Following Honduras suffering a 3-0 loss to Mexico and a 2-2 draw away to Panama on the last pair of matchdays during this qualification stage, the head coach’s future had to be publicly ratified by his employers. Honduras decided to swim or sink with Pinto, a path the TTFA declined to adopt with the coaching staff that inserted Trinidad and Tobago into the hexagonal round. Versus Panama, after Quioto and Ellis punctuated both halves of play with opening and apparently closing goals, the Hondurans appeared to be three points clear until opposing captain Roman Torres produced a committed 90th minute strike that robbed Honduras of the two points that would have placed them in an ascendant position coming into tonight’s engagement. In referring to the defensive organization of the Hondurans vis-à-vis Torres’ equalizer, a television analyst described the incident as reflecting “total anarchy … disorder across the board”. Across Trini fandom, lapses in application of that sort undoubtedly would be embraced.

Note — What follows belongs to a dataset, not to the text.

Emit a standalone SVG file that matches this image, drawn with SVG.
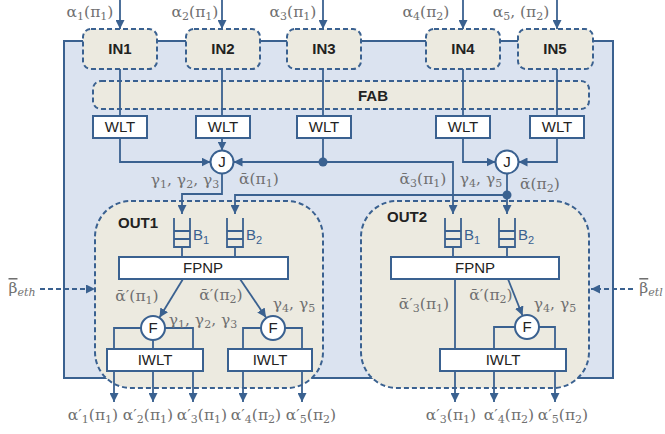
<svg xmlns="http://www.w3.org/2000/svg" width="665" height="434" viewBox="0 0 665 434">
<style>
.frame{fill:#dbe3f0;stroke:#3a6190;stroke-width:2}
.dn{fill:#eceae0;stroke:#3a6190;stroke-width:2;stroke-dasharray:5,3}
.bx{fill:#ffffff;stroke:#3a6190;stroke-width:2}
.c{fill:#3a6190;stroke:none}
.ln{fill:none;stroke:#3a6190;stroke-width:1.8}
.ar{marker-end:url(#ah)}
.dash{stroke-dasharray:5,3}
.nt{font-family:"Liberation Sans",Arial,sans-serif;font-size:15px;font-weight:bold;fill:#222;text-anchor:middle}
.bt{font-family:"Liberation Sans",Arial,sans-serif;font-size:15px;fill:#222;text-anchor:middle}
.bl{font-family:"Liberation Sans",Arial,sans-serif;font-size:15px;fill:#3a6190}
.m{font-family:"DejaVu Serif","Liberation Serif",serif;font-size:15.5px;fill:#707070;text-anchor:middle}
.s{font-size:11px}
.ov{text-decoration:overline}
</style>
<defs>
<marker id="ah" viewBox="0 0 10 10" refX="10" refY="5" markerWidth="9" markerHeight="9" markerUnits="userSpaceOnUse" orient="auto">
<path d="M0,0 L10,5 L0,10 z" fill="#3a6190"/>
</marker>
</defs>

<rect class="frame" x="64" y="41" width="549" height="337"/>

<g id="FAB"><rect class="dn" x="93" y="81" width="496" height="28" rx="8"/><text class="nt" x="373" y="101">FAB</text></g>

<g id="IN1"><rect class="dn" x="83" y="29" width="74" height="40" rx="8"/><text class="nt" x="120" y="54">IN1</text></g>
<g id="IN2"><rect class="dn" x="186" y="29" width="74" height="40" rx="8"/><text class="nt" x="223" y="54">IN2</text></g>
<g id="IN3"><rect class="dn" x="287" y="29" width="74" height="40" rx="8"/><text class="nt" x="324" y="54">IN3</text></g>
<g id="IN4"><rect class="dn" x="426" y="29" width="74" height="40" rx="8"/><text class="nt" x="463" y="54">IN4</text></g>
<g id="IN5"><rect class="dn" x="518" y="29" width="75" height="40" rx="8"/><text class="nt" x="555" y="54">IN5</text></g>

<g id="OUT1"><rect class="dn" x="95" y="201" width="228" height="187" rx="36"/><text class="nt" x="138" y="228">OUT1</text></g>
<g id="OUT2"><rect class="dn" x="361" y="201" width="228" height="187" rx="36"/><text class="nt" x="407" y="222">OUT2</text></g>

<g id="connectors">
<path class="ln ar" d="M120,0 V29"/>
<path class="ln ar" d="M222,0 V29"/>
<path class="ln ar" d="M323,0 V29"/>
<path class="ln ar" d="M463,0 V29"/>
<path class="ln ar" d="M557,0 V29"/>
<path class="ln" d="M120,69 V116 M222,69 V116 M323,69 V116 M463,69 V116 M557,69 V116"/>
<path class="ln ar" d="M120,138 V162 H210.5"/>
<path class="ln ar" d="M222,138 V150.5"/>
<path class="ln ar" d="M323,162 H233.5"/>
<path class="ln" d="M323,138 V162"/>
<path class="ln ar" d="M323,162 H453 V214"/>
<path class="ln ar" d="M222,173.5 V194 H182 V214"/>
<path class="ln ar" d="M463,138 V162 H495.5"/>
<path class="ln ar" d="M557,138 V162 H518.5"/>
<path class="ln ar" d="M507,173.5 V214"/>
<path class="ln ar" d="M507,195 H235 V214"/>
<circle class="c" cx="323" cy="162" r="4.5"/>
<circle class="c" cx="507" cy="195" r="4.5"/>
<path class="ln" d="M182,247 V257 M235,247 V257 M453,247 V257 M507,247 V257"/>
<path class="ln ar" d="M183,279 L159.5,317.5"/>
<path class="ln ar" d="M240,279 L266,317.5"/>
<path class="ln" d="M141,328 H114 V349 M165,328 H193 V349 M153,340 V349"/>
<path class="ln" d="M261,328 H243 V349 M285,328 H302 V349"/>
<path class="ln ar" d="M114,371 V402"/>
<path class="ln ar" d="M153,371 V402"/>
<path class="ln ar" d="M193,371 V402"/>
<path class="ln ar" d="M243,371 V402"/>
<path class="ln ar" d="M302,371 V402"/>
<path class="ln" d="M455,279 V349"/>
<path class="ln ar" d="M508,279 L522.5,315.5"/>
<path class="ln" d="M515,327 H494 V349 M539,327 H555 V349"/>
<path class="ln ar" d="M455,371 V402"/>
<path class="ln ar" d="M494,371 V402"/>
<path class="ln ar" d="M555,371 V402"/>
<path class="ln ar dash" d="M40,289 H95"/>
<path class="ln ar dash" d="M633,289 H591"/>
</g>

<g id="WLT1"><rect class="bx" x="93" y="116" width="54" height="22"/><text class="bt" x="120" y="132">WLT</text></g>
<g id="WLT2"><rect class="bx" x="196" y="116" width="54" height="22"/><text class="bt" x="223" y="132">WLT</text></g>
<g id="WLT3"><rect class="bx" x="297" y="116" width="54" height="22"/><text class="bt" x="324" y="132">WLT</text></g>
<g id="WLT4"><rect class="bx" x="436" y="116" width="54" height="22"/><text class="bt" x="463" y="132">WLT</text></g>
<g id="WLT5"><rect class="bx" x="530" y="116" width="54" height="22"/><text class="bt" x="557" y="132">WLT</text></g>

<g id="J1"><circle class="bx" cx="222" cy="162" r="11.5"/><text class="bt" x="222" y="167">J</text></g>
<g id="J2"><circle class="bx" cx="507" cy="162" r="11.5"/><text class="bt" x="507" y="167">J</text></g>

<g id="B1_OUT1"><path class="ln" d="M174,218 V247 H190 V218 M174,231 H190 M174,239 H190"/><text class="bl" x="193" y="240">B<tspan class="s" dy="4">1</tspan></text></g>
<g id="B2_OUT1"><path class="ln" d="M227,218 V247 H243 V218 M227,231 H243 M227,239 H243"/><text class="bl" x="246" y="240">B<tspan class="s" dy="4">2</tspan></text></g>
<g id="B1_OUT2"><path class="ln" d="M445,218 V247 H461 V218 M445,231 H461 M445,239 H461"/><text class="bl" x="464" y="240">B<tspan class="s" dy="4">1</tspan></text></g>
<g id="B2_OUT2"><path class="ln" d="M499,218 V247 H515 V218 M499,231 H515 M499,239 H515"/><text class="bl" x="518" y="240">B<tspan class="s" dy="4">2</tspan></text></g>

<g id="FPNP1"><rect class="bx" x="119" y="257" width="169" height="22"/><text class="bt" x="203" y="273">FPNP</text></g>
<g id="FPNP2"><rect class="bx" x="391" y="257" width="168" height="22"/><text class="bt" x="475" y="273">FPNP</text></g>

<g id="F1"><circle class="bx" cx="153" cy="328" r="12"/><text class="bt" x="153" y="333">F</text></g>
<g id="F2"><circle class="bx" cx="273" cy="328" r="12"/><text class="bt" x="273" y="333">F</text></g>
<g id="F3"><circle class="bx" cx="527" cy="327" r="12"/><text class="bt" x="527" y="332">F</text></g>

<g id="IWLT1"><rect class="bx" x="107" y="349" width="96" height="22"/><text class="bt" x="155" y="365">IWLT</text></g>
<g id="IWLT2"><rect class="bx" x="228" y="349" width="84" height="22"/><text class="bt" x="270" y="365">IWLT</text></g>
<g id="IWLT3"><rect class="bx" x="440" y="349" width="126" height="22"/><text class="bt" x="503" y="365">IWLT</text></g>

<g id="labels">
<text class="m" x="90" y="17">α<tspan class="s" dy="3">1</tspan><tspan dy="-3">(π</tspan><tspan class="s" dy="3">1</tspan><tspan dy="-3">)</tspan></text>
<text class="m" x="195" y="17">α<tspan class="s" dy="3">2</tspan><tspan dy="-3">(π</tspan><tspan class="s" dy="3">1</tspan><tspan dy="-3">)</tspan></text>
<text class="m" x="293" y="17">α<tspan class="s" dy="3">3</tspan><tspan dy="-3">(π</tspan><tspan class="s" dy="3">1</tspan><tspan dy="-3">)</tspan></text>
<text class="m" x="426" y="17">α<tspan class="s" dy="3">4</tspan><tspan dy="-3">(π</tspan><tspan class="s" dy="3">2</tspan><tspan dy="-3">)</tspan></text>
<text class="m" x="521" y="17">α<tspan class="s" dy="3">5</tspan><tspan dy="-3">, (π</tspan><tspan class="s" dy="3">2</tspan><tspan dy="-3">)</tspan></text>

<text class="m" x="185" y="185">γ<tspan class="s" dy="3">1</tspan><tspan dy="-3">, γ</tspan><tspan class="s" dy="3">2</tspan><tspan dy="-3">, γ</tspan><tspan class="s" dy="3">3</tspan></text>
<text class="m" x="259" y="184">ᾱ(π<tspan class="s" dy="3">1</tspan><tspan dy="-3">)</tspan></text>
<text class="m" x="423" y="184">ᾱ<tspan class="s" dy="3">3</tspan><tspan dy="-3">(π</tspan><tspan class="s" dy="3">1</tspan><tspan dy="-3">)</tspan></text>
<text class="m" x="481" y="184">γ<tspan class="s" dy="3">4</tspan><tspan dy="-3">, γ</tspan><tspan class="s" dy="3">5</tspan></text>
<text class="m" x="540" y="189">ᾱ(π<tspan class="s" dy="3">2</tspan><tspan dy="-3">)</tspan></text>

<text class="m" x="137" y="301">ᾱ′(π<tspan class="s" dy="3">1</tspan><tspan dy="-3">)</tspan></text>
<text class="m" x="221" y="300">ᾱ′(π<tspan class="s" dy="3">2</tspan><tspan dy="-3">)</tspan></text>
<text class="m" x="294" y="309">γ<tspan class="s" dy="3">4</tspan><tspan dy="-3">, γ</tspan><tspan class="s" dy="3">5</tspan></text>
<text class="m" x="203" y="325">γ<tspan class="s" dy="3">1</tspan><tspan dy="-3">, γ</tspan><tspan class="s" dy="3">2</tspan><tspan dy="-3">, γ</tspan><tspan class="s" dy="3">3</tspan></text>
<text class="m" x="424" y="309">ᾱ′<tspan class="s" dy="3">3</tspan><tspan dy="-3">(π</tspan><tspan class="s" dy="3">1</tspan><tspan dy="-3">)</tspan></text>
<text class="m" x="491" y="300">ᾱ′(π<tspan class="s" dy="3">2</tspan><tspan dy="-3">)</tspan></text>
<text class="m" x="555" y="309">γ<tspan class="s" dy="3">4</tspan><tspan dy="-3">, γ</tspan><tspan class="s" dy="3">5</tspan></text>

<text class="m" x="93" y="420">α′<tspan class="s" dy="3">1</tspan><tspan dy="-3">(π</tspan><tspan class="s" dy="3">1</tspan><tspan dy="-3">)</tspan></text>
<text class="m" x="148" y="420">α′<tspan class="s" dy="3">2</tspan><tspan dy="-3">(π</tspan><tspan class="s" dy="3">1</tspan><tspan dy="-3">)</tspan></text>
<text class="m" x="202" y="420">α′<tspan class="s" dy="3">3</tspan><tspan dy="-3">(π</tspan><tspan class="s" dy="3">1</tspan><tspan dy="-3">)</tspan></text>
<text class="m" x="256" y="420">α′<tspan class="s" dy="3">4</tspan><tspan dy="-3">(π</tspan><tspan class="s" dy="3">2</tspan><tspan dy="-3">)</tspan></text>
<text class="m" x="311" y="420">α′<tspan class="s" dy="3">5</tspan><tspan dy="-3">(π</tspan><tspan class="s" dy="3">2</tspan><tspan dy="-3">)</tspan></text>
<text class="m" x="451" y="420">α′<tspan class="s" dy="3">3</tspan><tspan dy="-3">(π</tspan><tspan class="s" dy="3">1</tspan><tspan dy="-3">)</tspan></text>
<text class="m" x="509" y="420">α′<tspan class="s" dy="3">4</tspan><tspan dy="-3">(π</tspan><tspan class="s" dy="3">2</tspan><tspan dy="-3">)</tspan></text>
<text class="m" x="563" y="420">α′<tspan class="s" dy="3">5</tspan><tspan dy="-3">(π</tspan><tspan class="s" dy="3">2</tspan><tspan dy="-3">)</tspan></text>

<text class="m" x="22" y="293"><tspan class="ov">β</tspan><tspan class="s" dy="3" font-style="italic">eth</tspan></text>
<text class="m" x="651" y="293"><tspan class="ov">β</tspan><tspan class="s" dy="3" font-style="italic">etl</tspan></text>
</g>
</svg>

There’s the sense that after well-documented officiating errors (notably a disallowed goal ruled offside versus Mexico and a notorious foul that should have provoked the compensatory award of a penalty against Costa Rica), Trinidad and Tobago’s national team is due a break in the transmission of unfavorable outcomes. Whether the national team’s errant marksmen can compose themselves to make new history is another question. In November 2015, it took Mexico 22 years to defeat Honduras on Honduran soil. Although history favors the Hondurans in Trinidad, Trinbagonians hope not to have to wait that long to disrupt Honduran fortunes and to return to World Cup contention.